Records for processing:
--------------------

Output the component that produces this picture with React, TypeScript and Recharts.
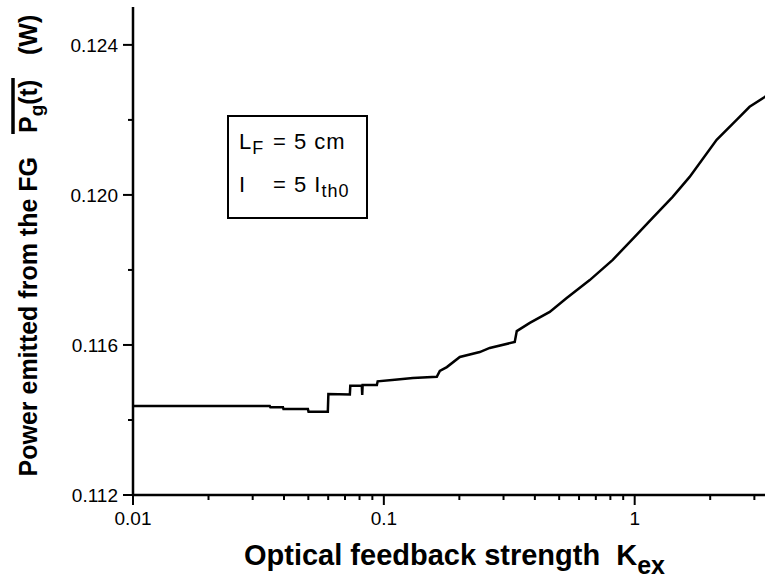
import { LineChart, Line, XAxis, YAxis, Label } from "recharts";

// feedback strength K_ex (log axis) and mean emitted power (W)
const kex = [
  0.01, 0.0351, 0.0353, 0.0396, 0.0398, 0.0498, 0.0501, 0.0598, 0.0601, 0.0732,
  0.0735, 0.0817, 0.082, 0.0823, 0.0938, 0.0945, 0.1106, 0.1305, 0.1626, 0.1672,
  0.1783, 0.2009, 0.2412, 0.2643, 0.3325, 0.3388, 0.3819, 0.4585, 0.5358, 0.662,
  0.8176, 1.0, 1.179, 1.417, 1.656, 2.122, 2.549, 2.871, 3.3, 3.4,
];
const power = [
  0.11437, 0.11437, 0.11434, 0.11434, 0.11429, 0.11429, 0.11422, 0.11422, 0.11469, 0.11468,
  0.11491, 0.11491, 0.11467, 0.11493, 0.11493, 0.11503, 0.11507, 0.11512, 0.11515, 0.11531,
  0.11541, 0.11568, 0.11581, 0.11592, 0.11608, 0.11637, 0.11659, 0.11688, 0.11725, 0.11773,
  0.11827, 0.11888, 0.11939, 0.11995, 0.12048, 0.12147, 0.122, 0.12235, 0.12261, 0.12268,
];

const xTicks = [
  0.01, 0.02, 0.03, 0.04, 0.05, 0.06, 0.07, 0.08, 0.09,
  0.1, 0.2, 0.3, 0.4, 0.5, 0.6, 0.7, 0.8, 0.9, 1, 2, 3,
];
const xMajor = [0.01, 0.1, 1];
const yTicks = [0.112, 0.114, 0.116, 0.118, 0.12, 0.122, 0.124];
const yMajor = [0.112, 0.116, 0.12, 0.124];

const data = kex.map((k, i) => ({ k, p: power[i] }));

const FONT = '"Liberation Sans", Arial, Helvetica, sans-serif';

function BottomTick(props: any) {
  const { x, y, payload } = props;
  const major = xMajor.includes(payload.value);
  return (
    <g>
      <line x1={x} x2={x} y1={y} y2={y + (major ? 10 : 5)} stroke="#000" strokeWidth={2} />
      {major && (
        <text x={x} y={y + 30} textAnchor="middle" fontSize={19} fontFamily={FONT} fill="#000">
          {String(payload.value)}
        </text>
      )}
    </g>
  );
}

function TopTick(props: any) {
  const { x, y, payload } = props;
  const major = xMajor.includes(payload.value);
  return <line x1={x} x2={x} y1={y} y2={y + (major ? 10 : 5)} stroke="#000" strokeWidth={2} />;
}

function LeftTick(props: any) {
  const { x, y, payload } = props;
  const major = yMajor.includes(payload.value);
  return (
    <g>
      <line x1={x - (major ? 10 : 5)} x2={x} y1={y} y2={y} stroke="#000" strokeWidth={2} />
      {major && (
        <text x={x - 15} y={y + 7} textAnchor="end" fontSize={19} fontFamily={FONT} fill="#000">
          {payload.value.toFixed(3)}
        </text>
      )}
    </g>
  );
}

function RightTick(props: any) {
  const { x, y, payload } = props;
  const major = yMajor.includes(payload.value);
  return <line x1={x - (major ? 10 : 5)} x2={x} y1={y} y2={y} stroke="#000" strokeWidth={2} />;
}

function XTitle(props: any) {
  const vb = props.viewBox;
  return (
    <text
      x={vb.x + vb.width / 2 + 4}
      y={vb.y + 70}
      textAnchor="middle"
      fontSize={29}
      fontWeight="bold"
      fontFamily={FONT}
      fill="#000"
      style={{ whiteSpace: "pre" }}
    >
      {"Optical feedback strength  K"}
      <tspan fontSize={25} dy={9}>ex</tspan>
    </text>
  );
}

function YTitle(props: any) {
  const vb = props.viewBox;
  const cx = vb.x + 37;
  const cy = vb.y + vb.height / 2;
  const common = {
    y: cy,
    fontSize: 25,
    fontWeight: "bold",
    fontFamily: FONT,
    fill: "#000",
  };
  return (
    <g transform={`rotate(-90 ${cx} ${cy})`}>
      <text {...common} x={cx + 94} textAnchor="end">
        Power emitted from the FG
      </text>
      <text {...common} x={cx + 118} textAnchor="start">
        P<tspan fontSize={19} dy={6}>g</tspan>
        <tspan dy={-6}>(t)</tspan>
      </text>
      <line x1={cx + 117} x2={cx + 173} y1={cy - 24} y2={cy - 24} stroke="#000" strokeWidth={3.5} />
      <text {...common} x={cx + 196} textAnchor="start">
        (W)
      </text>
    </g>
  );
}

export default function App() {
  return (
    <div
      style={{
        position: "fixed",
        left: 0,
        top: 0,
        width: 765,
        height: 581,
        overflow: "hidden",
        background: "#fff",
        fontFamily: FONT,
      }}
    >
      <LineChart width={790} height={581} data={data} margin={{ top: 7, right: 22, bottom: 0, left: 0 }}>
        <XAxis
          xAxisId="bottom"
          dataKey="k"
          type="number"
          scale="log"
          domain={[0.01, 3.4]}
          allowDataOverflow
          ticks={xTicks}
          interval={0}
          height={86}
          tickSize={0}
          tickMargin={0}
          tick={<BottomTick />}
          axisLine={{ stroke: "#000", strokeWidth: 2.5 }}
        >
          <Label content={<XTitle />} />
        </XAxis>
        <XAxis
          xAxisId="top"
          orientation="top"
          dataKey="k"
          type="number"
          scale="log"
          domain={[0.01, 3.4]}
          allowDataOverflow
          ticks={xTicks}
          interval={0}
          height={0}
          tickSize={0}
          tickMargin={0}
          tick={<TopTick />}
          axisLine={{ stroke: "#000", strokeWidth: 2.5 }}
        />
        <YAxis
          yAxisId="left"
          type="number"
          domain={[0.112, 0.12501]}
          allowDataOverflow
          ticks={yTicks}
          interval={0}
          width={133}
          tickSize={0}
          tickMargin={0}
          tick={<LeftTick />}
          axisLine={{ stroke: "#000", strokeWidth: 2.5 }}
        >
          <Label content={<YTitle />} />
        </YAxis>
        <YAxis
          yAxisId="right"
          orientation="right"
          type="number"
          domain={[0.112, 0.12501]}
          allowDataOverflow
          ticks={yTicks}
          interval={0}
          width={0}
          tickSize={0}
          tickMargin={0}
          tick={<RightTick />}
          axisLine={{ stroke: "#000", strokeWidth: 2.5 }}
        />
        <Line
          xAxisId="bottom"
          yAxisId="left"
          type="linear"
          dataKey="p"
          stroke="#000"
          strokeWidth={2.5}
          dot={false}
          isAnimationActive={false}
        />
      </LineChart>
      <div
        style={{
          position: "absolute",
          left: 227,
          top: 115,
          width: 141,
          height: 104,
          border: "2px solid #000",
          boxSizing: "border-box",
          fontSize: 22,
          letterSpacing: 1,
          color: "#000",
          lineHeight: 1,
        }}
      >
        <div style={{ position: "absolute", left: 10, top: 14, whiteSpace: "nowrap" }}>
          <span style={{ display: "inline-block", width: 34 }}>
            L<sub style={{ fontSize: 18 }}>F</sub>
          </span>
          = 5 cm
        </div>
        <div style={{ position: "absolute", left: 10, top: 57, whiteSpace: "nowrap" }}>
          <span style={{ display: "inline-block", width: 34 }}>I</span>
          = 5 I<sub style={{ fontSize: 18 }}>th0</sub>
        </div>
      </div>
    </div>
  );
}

--------------------

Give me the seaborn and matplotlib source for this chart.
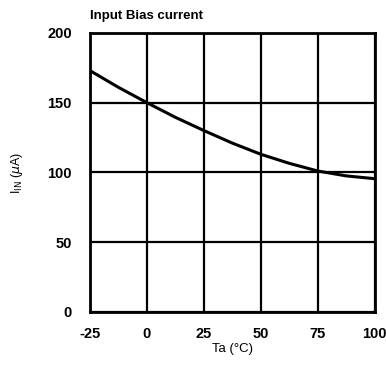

--------------------

What is expected:
Without the pictures, give again only the lines beginning at the line that contains "Output the component" and stopping after the line that contains "XAxis, YAxis, Label", exactly as written.

Solved problem:
Output the component that produces this picture with React, TypeScript and Recharts.
import { LineChart, Line, XAxis, YAxis, Label } from "recharts";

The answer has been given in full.